Movie Review: ‘Soul’

Posted on the 27 December 2020 by House Of Geekery @houseofgeekery

Movie Review: 'Soul'

Director: Pete Doctor

Cast: Jamie Foxx, Tina Fey, Questlove, Phylicia Rashad, Daveed Diggs, Angela Bassett, Graham Norton, Rachel House, Richard Ayoade, Alice Braga, Wes Studi, Fortune Feimster

Plot: Joe, a jazz pianist, feels like he's gotten his big gig at last when he dies in a sudden accident. Feeling robbed of his chance, Joe's soul escapes the path to the Great Beyond and winds up mentoring a new soul unwilling to begin their life.

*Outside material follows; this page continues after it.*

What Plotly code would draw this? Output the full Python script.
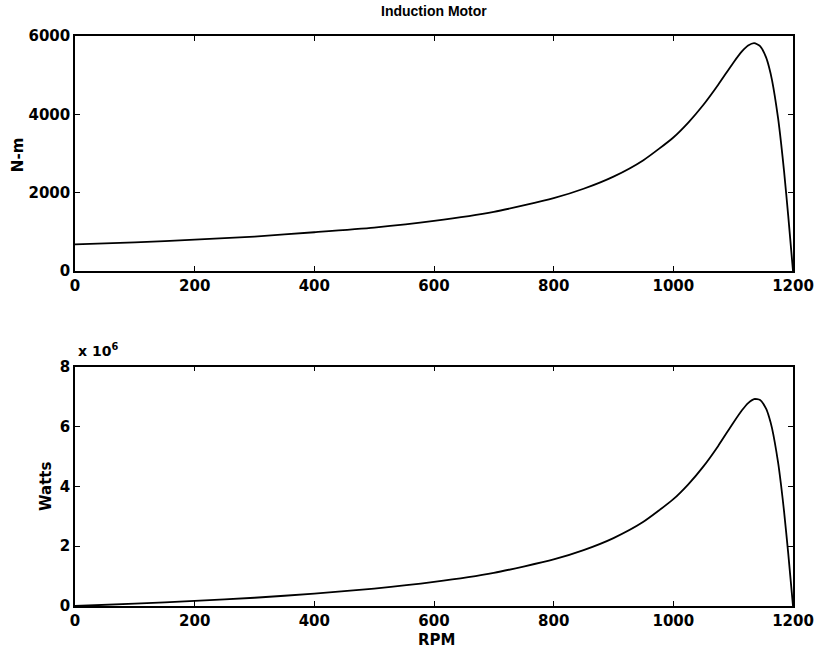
import plotly.graph_objects as go
from plotly.subplots import make_subplots

# Data
rpm = [0, 100, 200, 300, 400, 500, 600, 700, 800, 850, 900, 950, 1000, 1025, 1050,
       1075, 1100, 1115, 1125, 1135, 1145, 1155, 1160, 1165, 1175, 1180, 1185, 1192, 1200]
torque_nm = [680, 730, 800, 880, 990, 1110, 1280, 1510, 1860, 2100, 2410, 2830, 3410, 3790, 4237,
             4755, 5313, 5612, 5759, 5820, 5743, 5454, 5204, 4868, 3909, 3280, 2557, 1416, 0]
power_scaled = [0, 0.076, 0.168, 0.276, 0.415, 0.581, 0.804, 1.107, 1.558, 1.869, 2.271, 2.815, 3.571, 4.068, 4.659,
                5.353, 6.120, 6.553, 6.785, 6.918, 6.886, 6.597, 6.321, 5.939, 4.810, 4.053, 3.173, 1.768, 0]

x_ticks = [0, 200, 400, 600, 800, 1000, 1200]
torque_ticks = [0, 2000, 4000, 6000]
power_ticks = [0, 2, 4, 6, 8]

TICK_FAMILY = "DejaVu Sans, sans-serif"
TITLE_FAMILY = "Liberation Sans, Arial, sans-serif"
TICKFONT = dict(family=TICK_FAMILY, size=15, color="black", weight="bold")
LABELFONT = dict(family=TICK_FAMILY, size=15, color="black", weight="bold")

fig = make_subplots(rows=2, cols=1)
fig.add_trace(go.Scatter(x=rpm, y=torque_nm, mode="lines",
                         line=dict(color="black", width=1.8, shape="spline", smoothing=0.6),
                         showlegend=False), row=1, col=1)
fig.add_trace(go.Scatter(x=rpm, y=power_scaled, mode="lines",
                         line=dict(color="black", width=1.8, shape="spline", smoothing=0.6),
                         showlegend=False), row=2, col=1)

axis_common = dict(showline=True, linecolor="black", linewidth=1.5, mirror="ticks", ticks="inside",
                   ticklen=5, tickwidth=1.2, tickcolor="black", showgrid=False, zeroline=False,
                   automargin=False, tickfont=TICKFONT)

fig.update_xaxes(range=[0, 1200], tickvals=x_ticks, **axis_common)
fig.update_yaxes(range=[0, 6000], tickvals=torque_ticks, row=1, col=1, **axis_common)
fig.update_yaxes(range=[0, 8], tickvals=power_ticks, row=2, col=1, **axis_common)

fig.update_layout(
    width=816, height=655,
    margin=dict(l=75, r=23, t=36, b=49, autoexpand=False),
    paper_bgcolor="white", plot_bgcolor="white",
    yaxis=dict(domain=[0.5877, 1.0]),
    yaxis2=dict(domain=[0.0, 0.4198]),
    xaxis=dict(anchor="y"), xaxis2=dict(anchor="y2"),
    annotations=[
        dict(text="Induction Motor", x=0.5, y=1.0439, xref="paper", yref="paper", xanchor="center", yanchor="middle",
             showarrow=False, font=dict(family=TITLE_FAMILY, size=14, color="black", weight="bold")),
        dict(text="N-m", x=0, y=0.791, xref="paper", yref="paper", xanchor="center", yanchor="middle",
             xshift=-57, textangle=-90, showarrow=False, font=LABELFONT),
        dict(text="Watts", x=0, y=0.2088, xref="paper", yref="paper", xanchor="center", yanchor="middle",
             xshift=-29, textangle=-90, showarrow=False, font=LABELFONT),
        dict(text="RPM", x=0.503, y=-0.0596, xref="paper", yref="paper", xanchor="center", yanchor="middle",
             showarrow=False, font=LABELFONT),
        dict(text="x 10<sup>6</sup>", x=0.0014, y=0.4298, xref="paper", yref="paper", xanchor="left", yanchor="bottom",
             showarrow=False, font=dict(family=TICK_FAMILY, size=14, color="black", weight="bold")),
    ],
)

fig.write_html("out.html", config={"displayModeBar": False},
               post_script="document.body.style.margin='0';document.documentElement.style.overflow='hidden';")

Review: Sliding into streaming services comes Pixar's newest attempt tug our heartstrings into loosening our wallets. We're always going to make time for Pixar, as they seem to maintain an art and storytelling philosophy over commercial interests (with Cars and Toy Story being their indulgences). That brings us to Soul, an animated adventure where an ordinary man must reassess his outlook of life and what makes it worth living.

Soul is the one of the most realistic looking of Pixar's movies with impeccable looking depictions of New York City making up the bulk of the backgrounds. The characters have a distinct cartoonish quality, but the textures and lighting effects make it easy to forget that we're watching an animated film. Once we've established Joe (Foxx) as being a music teacher who is still waiting for his big break and met a few supporting characters, Joe falls down an open sewer hole and dies. Now a seperate soul, Joe flees from the 'Great Beyond' and finds himself in the 'Great Before'.

This is the most interesting part of the story, as the abstract representation of philosophical concepts draws you in as and makes you want to learn more about what is happening. The Great Before is swarming with new souls waiting to be provided with personality traits and a 'spark' which inspires them before they can inhabit a new life on Earth. Guiding them through this process are counsellors, personifications of universal forces that are all named Jerry. They mistake Joe for a mentor, a recently deceased soul who helps new souls find their spark. Joe is paired with 22 (Fey), a soul who has been in the Great Before for eons and had thousands of mentors give up due to her stubborn and disrespectful manner.

As Joe and 22 explore the realm outside of life, Joe tries to engage her in different interests. They meet with Moonwind, a spiritual sign-spinner who can help Joe find a way back to his life in time for his big gig, and he finds a weak spot where Joe can cross back over. Things go awry when 22 winds up in Joe's body and Joe lands in an overweight cat. They have to work together to pass for normal while they find a way to remedy the situation.

After introducing the complex visual representations of the universe beyond life, and piquing our interest in learning more about its mechanics, we land in a bodyswap/fish out of water narrative that isn't as interesting. It's at this point you may be wondering if the story is going to end with 22 learning what makes the world special and Joe to re-evaluate his purpose, and you'd be completely correct. When you move beyond the depiction of the afterlife and jazz soundtrack there's a standard odd-couple story that doesn't do much for us.

Matter of fact, there's not much here that Pixar hasn't tackled before. An exploration of the afterlife thematically linked to a distinct soundtrack appeared in Coco, and director Pete Doctor utilised personifications of abstract concepts in Inside Out. We were ultimately more interested in the inner world of Inside Out, and that movie's depiction of mental health issues in an imaginative world. We love Soul 's characters and landscapes, but we get derailed into a standard 'the world is already beautiful' plot set in the real world and we're just waiting to get back to the abstract.

If it wasn't for the stunning animation and design work, we'd struggle to view this Pixar offering as anything more than a repetition of narrative cliches in a shiny new setting.